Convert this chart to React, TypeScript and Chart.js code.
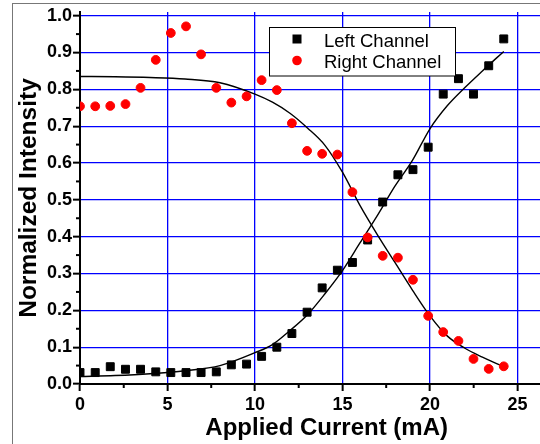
=======
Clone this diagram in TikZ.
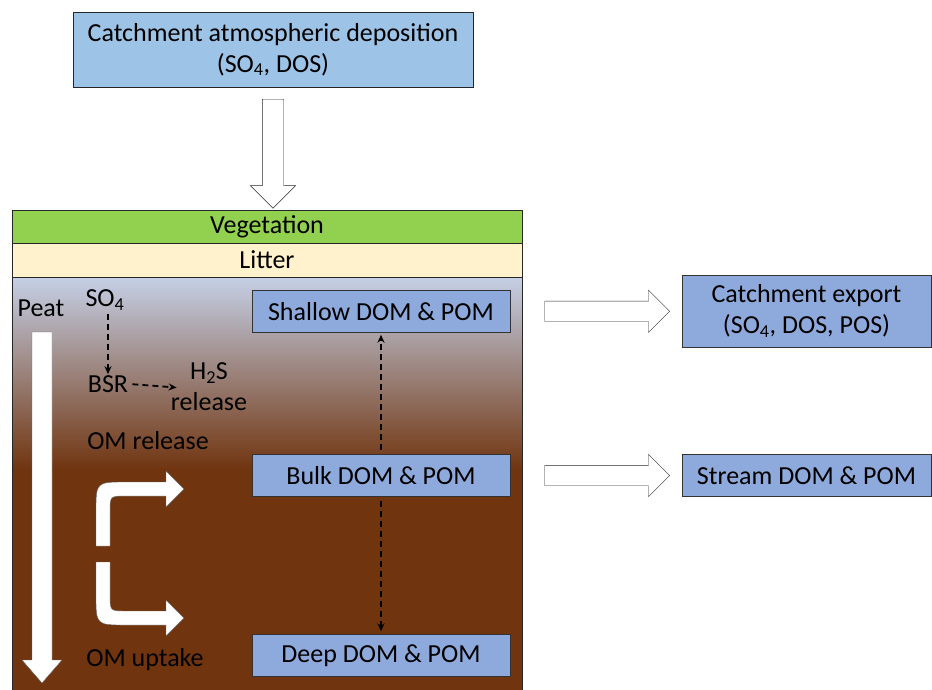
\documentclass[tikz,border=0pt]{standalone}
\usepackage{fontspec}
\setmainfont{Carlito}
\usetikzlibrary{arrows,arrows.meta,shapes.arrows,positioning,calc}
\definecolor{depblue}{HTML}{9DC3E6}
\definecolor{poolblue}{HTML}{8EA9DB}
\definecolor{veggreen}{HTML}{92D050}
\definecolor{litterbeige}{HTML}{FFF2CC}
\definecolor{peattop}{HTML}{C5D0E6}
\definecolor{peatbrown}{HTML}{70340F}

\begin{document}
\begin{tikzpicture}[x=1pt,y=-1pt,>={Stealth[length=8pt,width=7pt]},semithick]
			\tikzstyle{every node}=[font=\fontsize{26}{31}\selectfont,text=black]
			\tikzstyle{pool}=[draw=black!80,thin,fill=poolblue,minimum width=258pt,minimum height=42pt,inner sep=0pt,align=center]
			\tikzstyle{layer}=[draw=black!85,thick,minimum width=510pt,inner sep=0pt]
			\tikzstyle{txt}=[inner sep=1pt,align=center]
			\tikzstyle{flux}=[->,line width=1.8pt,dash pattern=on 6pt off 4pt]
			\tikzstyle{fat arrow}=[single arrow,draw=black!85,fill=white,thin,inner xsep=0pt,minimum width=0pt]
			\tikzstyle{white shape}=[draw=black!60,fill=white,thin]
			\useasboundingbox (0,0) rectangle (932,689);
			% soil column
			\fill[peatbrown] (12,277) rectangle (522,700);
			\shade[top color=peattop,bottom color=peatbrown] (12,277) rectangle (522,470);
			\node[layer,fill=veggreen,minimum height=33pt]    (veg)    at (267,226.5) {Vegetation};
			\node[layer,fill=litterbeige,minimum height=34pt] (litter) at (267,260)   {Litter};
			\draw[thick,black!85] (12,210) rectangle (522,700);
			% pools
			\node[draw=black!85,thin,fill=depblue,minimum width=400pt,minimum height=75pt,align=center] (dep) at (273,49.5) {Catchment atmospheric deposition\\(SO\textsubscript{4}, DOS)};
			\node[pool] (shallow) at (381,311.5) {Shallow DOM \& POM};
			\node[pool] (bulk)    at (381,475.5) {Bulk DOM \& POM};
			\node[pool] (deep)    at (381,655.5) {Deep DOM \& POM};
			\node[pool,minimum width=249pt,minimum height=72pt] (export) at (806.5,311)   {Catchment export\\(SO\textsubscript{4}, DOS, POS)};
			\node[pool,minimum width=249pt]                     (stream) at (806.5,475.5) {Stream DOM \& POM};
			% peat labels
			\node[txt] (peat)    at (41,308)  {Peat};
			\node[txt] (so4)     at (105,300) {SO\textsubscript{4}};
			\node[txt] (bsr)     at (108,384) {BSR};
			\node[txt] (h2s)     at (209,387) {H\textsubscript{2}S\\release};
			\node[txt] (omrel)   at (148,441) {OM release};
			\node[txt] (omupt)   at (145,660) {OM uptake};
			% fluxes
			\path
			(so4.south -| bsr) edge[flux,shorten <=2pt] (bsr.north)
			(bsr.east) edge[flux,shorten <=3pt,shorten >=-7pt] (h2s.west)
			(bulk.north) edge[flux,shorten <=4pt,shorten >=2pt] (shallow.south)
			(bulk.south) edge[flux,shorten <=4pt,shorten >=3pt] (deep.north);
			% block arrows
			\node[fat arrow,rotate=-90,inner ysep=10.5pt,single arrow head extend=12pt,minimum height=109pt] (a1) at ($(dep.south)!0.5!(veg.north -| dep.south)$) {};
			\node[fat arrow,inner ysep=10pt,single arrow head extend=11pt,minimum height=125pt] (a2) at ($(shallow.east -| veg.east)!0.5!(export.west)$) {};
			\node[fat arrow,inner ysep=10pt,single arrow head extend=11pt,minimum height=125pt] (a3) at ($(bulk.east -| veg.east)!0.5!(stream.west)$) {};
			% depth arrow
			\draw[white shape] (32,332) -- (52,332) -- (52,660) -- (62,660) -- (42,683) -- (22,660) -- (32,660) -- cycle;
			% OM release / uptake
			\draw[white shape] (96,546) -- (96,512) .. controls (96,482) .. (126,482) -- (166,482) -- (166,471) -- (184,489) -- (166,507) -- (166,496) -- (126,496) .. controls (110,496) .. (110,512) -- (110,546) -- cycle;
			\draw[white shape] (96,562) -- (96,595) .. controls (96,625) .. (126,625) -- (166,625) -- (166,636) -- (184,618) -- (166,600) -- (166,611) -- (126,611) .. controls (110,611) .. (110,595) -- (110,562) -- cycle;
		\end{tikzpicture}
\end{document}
=======
■ **Problem**
Pick out each line that holds the string "this".

■ **Exercise output**
Convert this chart to React, TypeScript and Chart.js code.
Clone this diagram in TikZ.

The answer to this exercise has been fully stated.